Mike Lardy's Training Tips
Updated Principles of Training
Total Retriever Series and Retrievers Online
Training Principles and Guidelines
1. Respect and care for your dog is a primary consideration
-Proper care, diet, exercise and watering regimes affect response to training and stress.
-Proper nutrition and conditioning reduces injury and improves concentration and health.
-Violence is not acceptable. Confront your dog’s weaknesses - not your dog!
2. Effectiveness of training is due to: methods, effort, and resources
-Results depend on methods, time, effort, efficiency, grounds, equipment and help.
-Use a proven sequential program as a basis for advanced work.
-Be prepared for variables of tests, environments, and dog behaviour.
3. Work to achieve balance in training
-Training that enhances one aspect of training often diminishes another.
-Remember to maintain the ABCs; Attitude, Balance, and Control.
-For success, seek the all-around balanced dog with sound fundamentals.
4.Emphasize communication and teamwork: training retrievers is a “team sport”
-Consistency in commands and cues will lead to better communication.
-Communicate that a decision was wrong at the instant the dog makes the decision.
-Use praise wisely- at the instant of doing well.
5. Establish and Maintain Standards
-Dogs deserve and thrive on consistent rules.
-It is better to reduce the level of difficulty of the task than to reduce the standard.
-Avoid habits that will have to be changed later.

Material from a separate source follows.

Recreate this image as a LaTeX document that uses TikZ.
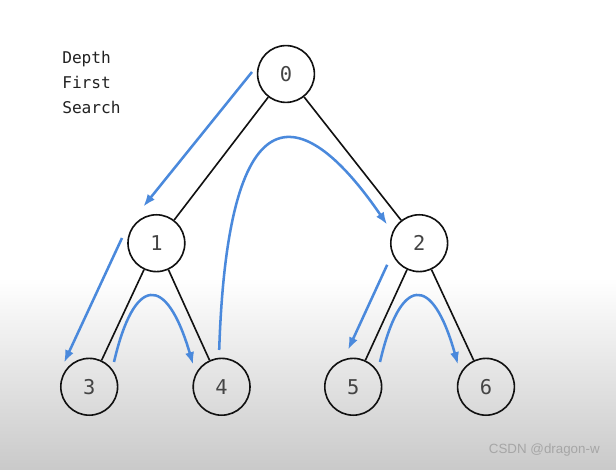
\documentclass[tikz,border=0pt]{standalone}
\usepackage{fontspec}
\setmonofont{DejaVu Sans Mono}
\setsansfont{Liberation Sans}
\usetikzlibrary{arrows.meta, positioning}
\definecolor{c1}{HTML}{111111}
\definecolor{c2}{HTML}{4A89DC}
\definecolor{numcolor}{HTML}{444444}
\definecolor{labelcolor}{HTML}{222222}
\definecolor{markcolor}{HTML}{A6A6A6}

\begin{document}
\begin{tikzpicture}[
    every node/.style={font=\ttfamily},
    vert/.style={
        circle, minimum size=1.42cm, inner sep=0pt,
        line width=1.15pt, draw=c1, text=numcolor,
        font=\ttfamily\fontsize{14.5}{14.5}\selectfont,
    },
    edge/.style={line width=1.15pt, color=c1},
    walk/.style={-{Latex[length=9pt, width=6.5pt]}, line width=1.8pt, color=c2},
    lab/.style={font=\ttfamily\fontsize{11.5}{17.8}\selectfont, text=labelcolor},
]
\useasboundingbox (0,0) rectangle (15.40, 11.75);

% background, white fading to grey
\fill[white] (0,0) rectangle (15.40, 11.75);
\shade[top color=white, bottom color=black!21] (0,0) rectangle (15.40, 4.80);

% ================================================ title
\node[lab, anchor=north west, align=left, inner sep=0pt] (title) at (1.55, 10.47)
    {Depth\\First\\Search};

% ================================================ the tree
\node[vert] (n0) at (7.15, 9.90) {0};
\node[vert] (n1) at (3.91, 5.67) {1};
\node[vert] (n2) at (10.48, 5.67) {2};
\node[vert] (n3) at (2.23, 2.08) {3};
\node[vert] (n4) at (5.54, 2.08) {4};
\node[vert] (n5) at (8.83, 2.08) {5};
\node[vert] (n6) at (12.15, 2.08) {6};

\draw[edge] (n0) -- (n1);
\draw[edge] (n0) -- (n2);
\draw[edge] (n1) -- (n3);
\draw[edge] (n1) -- (n4);
\draw[edge] (n2) -- (n5);
\draw[edge] (n2) -- (n6);

% ================================================ the walk
\coordinate (w1s) at (6.30, 9.95);  \coordinate (w1e) at (3.58, 6.58);
\coordinate (w2s) at (3.05, 5.80);  \coordinate (w2e) at (1.60, 2.68);
\coordinate (w3s) at (2.85, 2.70);  \coordinate (w3e) at (4.83, 2.63);
\coordinate (w4s) at (5.48, 3.00);  \coordinate (w4e) at (9.68, 6.13);
\coordinate (w5s) at (9.68, 5.13);  \coordinate (w5e) at (8.70, 3.00);
\coordinate (w6s) at (9.50, 2.70);  \coordinate (w6e) at (11.45, 2.63);

\draw[walk] (w1s) -- (w1e);
\draw[walk] (w2s) -- (w2e);
\draw[walk] (w3s) .. controls (3.35, 4.85) and (4.15, 4.95) .. (w3e);
\draw[walk] (w4s) .. controls (5.70, 9.75) and (7.63, 9.13) .. (w4e);
\draw[walk] (w5s) -- (w5e);
\draw[walk] (w6s) .. controls (10.00, 4.85) and (10.80, 4.95) .. (w6e);

% watermark
\node[font=\sffamily\fontsize{9.5}{9.5}\selectfont, text=markcolor, anchor=east, inner sep=0pt]
    (mark) at (15.00, 0.50) {CSDN @dragon-w};

\end{tikzpicture}
\end{document}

6. Don’t teach with the e-collar
-Attrition is a safe and first consideration tool.
-Use the collar to enforce the command after the dog has been taught.

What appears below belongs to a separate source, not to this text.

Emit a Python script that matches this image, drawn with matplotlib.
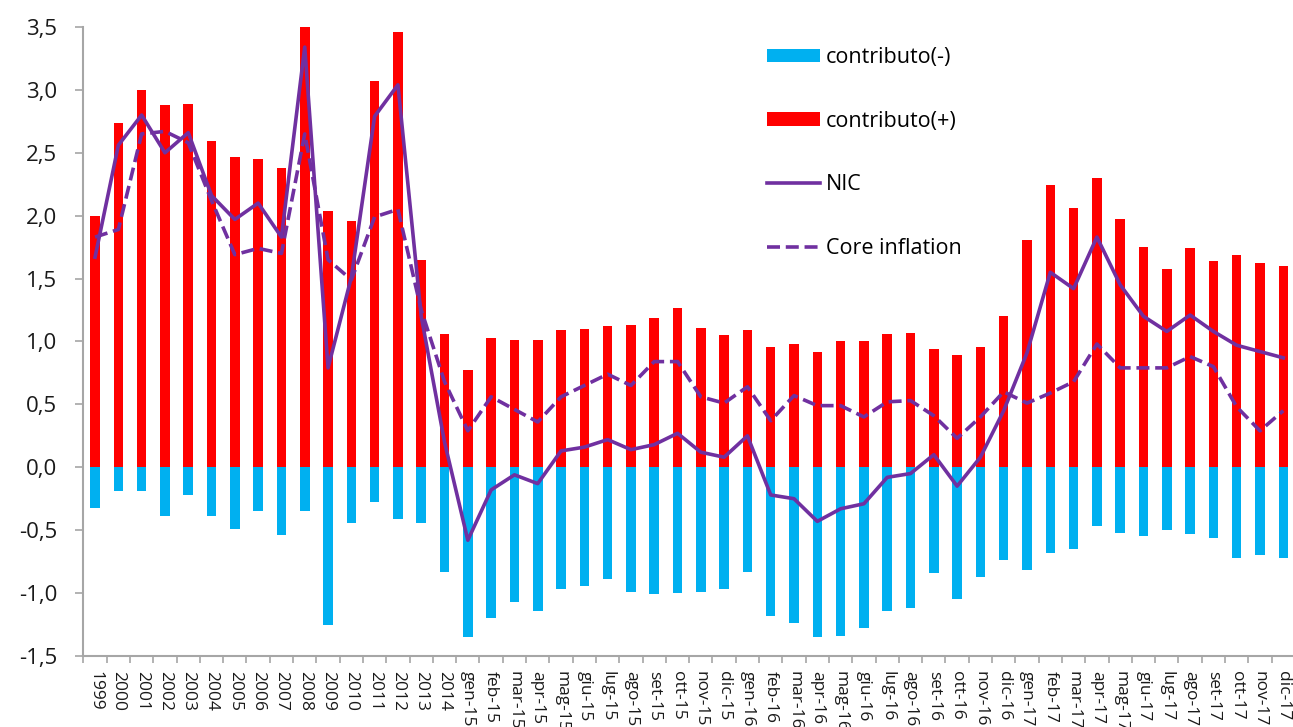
import matplotlib
matplotlib.use("Agg")
import matplotlib.pyplot as plt
import numpy as np

categories = ["1999", "2000", "2001", "2002", "2003", "2004", "2005", "2006", "2007",
              "2008", "2009", "2010", "2011", "2012", "2013", "2014",
              "gen-15", "feb-15", "mar-15", "apr-15", "mag-15", "giu-15", "lug-15",
              "ago-15", "set-15", "ott-15", "nov-15", "dic-15",
              "gen-16", "feb-16", "mar-16", "apr-16", "mag-16", "giu-16", "lug-16",
              "ago-16", "set-16", "ott-16", "nov-16", "dic-16",
              "gen-17", "feb-17", "mar-17", "apr-17", "mag-17", "giu-17", "lug-17",
              "ago-17", "set-17", "ott-17", "nov-17", "dic-17"]

contrib_pos = [2.00, 2.74, 3.00, 2.88, 2.89, 2.59, 2.47, 2.45, 2.38, 3.50, 2.04, 1.96,
               3.07, 3.46, 1.65, 1.06,
               0.77, 1.03, 1.01, 1.01, 1.09, 1.10, 1.12, 1.13, 1.19, 1.27, 1.11, 1.05,
               1.09, 0.96, 0.98, 0.92, 1.00, 1.00, 1.06, 1.07, 0.94, 0.89, 0.96, 1.20,
               1.81, 2.24, 2.06, 2.30, 1.97, 1.75, 1.58, 1.74, 1.64, 1.69, 1.62, 1.60]

contrib_neg = [-0.32, -0.19, -0.19, -0.39, -0.22, -0.39, -0.49, -0.35, -0.54, -0.35,
               -1.25, -0.44, -0.28, -0.41, -0.44, -0.83,
               -1.35, -1.20, -1.07, -1.14, -0.97, -0.94, -0.89, -0.99, -1.01, -1.00,
               -0.99, -0.97,
               -0.83, -1.18, -1.24, -1.35, -1.34, -1.28, -1.14, -1.12, -0.84, -1.05,
               -0.87, -0.74,
               -0.82, -0.68, -0.65, -0.47, -0.52, -0.55, -0.50, -0.53, -0.56, -0.72,
               -0.70, -0.72]

nic = [1.67, 2.56, 2.80, 2.50, 2.66, 2.16, 1.97, 2.10, 1.83, 3.34, 0.79, 1.51,
       2.79, 3.04, 1.20, 0.20,
       -0.58, -0.18, -0.06, -0.13, 0.13, 0.16, 0.22, 0.14, 0.18, 0.27, 0.12, 0.08,
       0.25, -0.22, -0.25, -0.43, -0.33, -0.29, -0.08, -0.05, 0.10, -0.15, 0.08, 0.45,
       0.91, 1.55, 1.42, 1.83, 1.45, 1.20, 1.08, 1.21, 1.08, 0.97, 0.92, 0.87]

core = [1.83, 1.89, 2.65, 2.67, 2.58, 2.12, 1.69, 1.74, 1.70, 2.65, 1.65, 1.49,
        1.99, 2.05, 1.25, 0.68,
        0.29, 0.56, 0.46, 0.36, 0.56, 0.65, 0.74, 0.65, 0.84, 0.84, 0.56, 0.51,
        0.64, 0.37, 0.57, 0.49, 0.49, 0.40, 0.52, 0.53, 0.41, 0.23, 0.40, 0.60,
        0.51, 0.59, 0.68, 0.98, 0.79, 0.79, 0.79, 0.88, 0.80, 0.48, 0.29, 0.45]

y_ticks = [-1.5, -1.0, -0.5, 0.0, 0.5, 1.0, 1.5, 2.0, 2.5, 3.0, 3.5]
y_ticklabels = ["-1,5", "-1,0", "-0,5", "0,0", "0,5", "1,0", "1,5", "2,0", "2,5", "3,0", "3,5"]

plt.rcParams['font.family'] = ['Open Sans', 'DejaVu Sans']

fig = plt.figure(figsize=(12.93, 7.27), dpi=100)
ax = fig.add_axes([0.0645, 0.0977, 0.937, 0.8652])

x = np.arange(len(categories))
purple = "#7030A0"
h_neg = ax.bar(x, contrib_neg, width=0.41, color="#00B0F0", label="contributo(-)", zorder=2)
h_pos = ax.bar(x, contrib_pos, width=0.41, color="#FF0000", label="contributo(+)", zorder=2)
h_nic, = ax.plot(x, nic, color=purple, lw=2.6, label="NIC", zorder=3, solid_joinstyle="round")
h_core, = ax.plot(x, core, color=purple, lw=2.6, ls=(0, (3.6, 1.6)), label="Core inflation", zorder=3)

ax.set_xlim(-0.5, len(categories) - 0.5)
ax.set_ylim(-1.5, 3.5)
ax.set_yticks(y_ticks)
ax.set_yticklabels(y_ticklabels, fontsize=16, color="#1a1a1a")
ax.set_xticks(x)
ax.set_xticklabels(categories, rotation=270, fontsize=12.5, color="#1a1a1a")
ax.set_xticks(np.arange(-0.5, len(categories), 1.0), minor=True)
ax.tick_params(axis="x", which="major", length=0, pad=11)
ax.tick_params(axis="x", which="minor", length=5, width=1.2, color="#A6A6A6", direction="out")
ax.tick_params(axis="y", length=6, width=1.2, color="#A6A6A6", direction="out", pad=13)

for s in ["top", "right"]:
    ax.spines[s].set_visible(False)
for s in ["left", "bottom"]:
    ax.spines[s].set_color("#A6A6A6")
    ax.spines[s].set_linewidth(1.5)

leg = ax.legend([h_neg, h_pos, h_nic, h_core],
                ["contributo(-)", "contributo(+)", "NIC", "Core inflation"],
                loc="upper left", bbox_to_anchor=(767 / 1293, 1 - 47 / 727),
                bbox_transform=fig.transFigure, frameon=False, fontsize=15.5,
                labelspacing=1.98, handlelength=2.45, handleheight=0.6, handletextpad=0.3,
                borderpad=0, borderaxespad=0)

fig.savefig("out.png", dpi=100)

-Always give a command before a correction.
7. The approach to using pressure is a critical aspect of training
- Dogs can thrive with reasonable amounts of pressure if they understand it.
- The dog should be capable of giving the correct response after the proper correction.
- Correct for a lack of effort not just a flawed decision.
8. Design your training for predicted outcomes
-Seek success more than failure.
-Be sure to teach before you test.
-Simplify after repeated failure.
9. Match the training to the nature of the dog
-Strive to make the dog the best he can be but not more.
-Recognize a dog’s strength and weaknesses and train accordingly.
-Basics and fundamentals don’t change but implementation may.
10. Training is an art as well as science- it involves communication, analysis and interpretation
-Learn to read your dog and respond to what you see.
-If the dog has a problem ask if and how you caused it.
-Exact methods may not be as important as the overall approach.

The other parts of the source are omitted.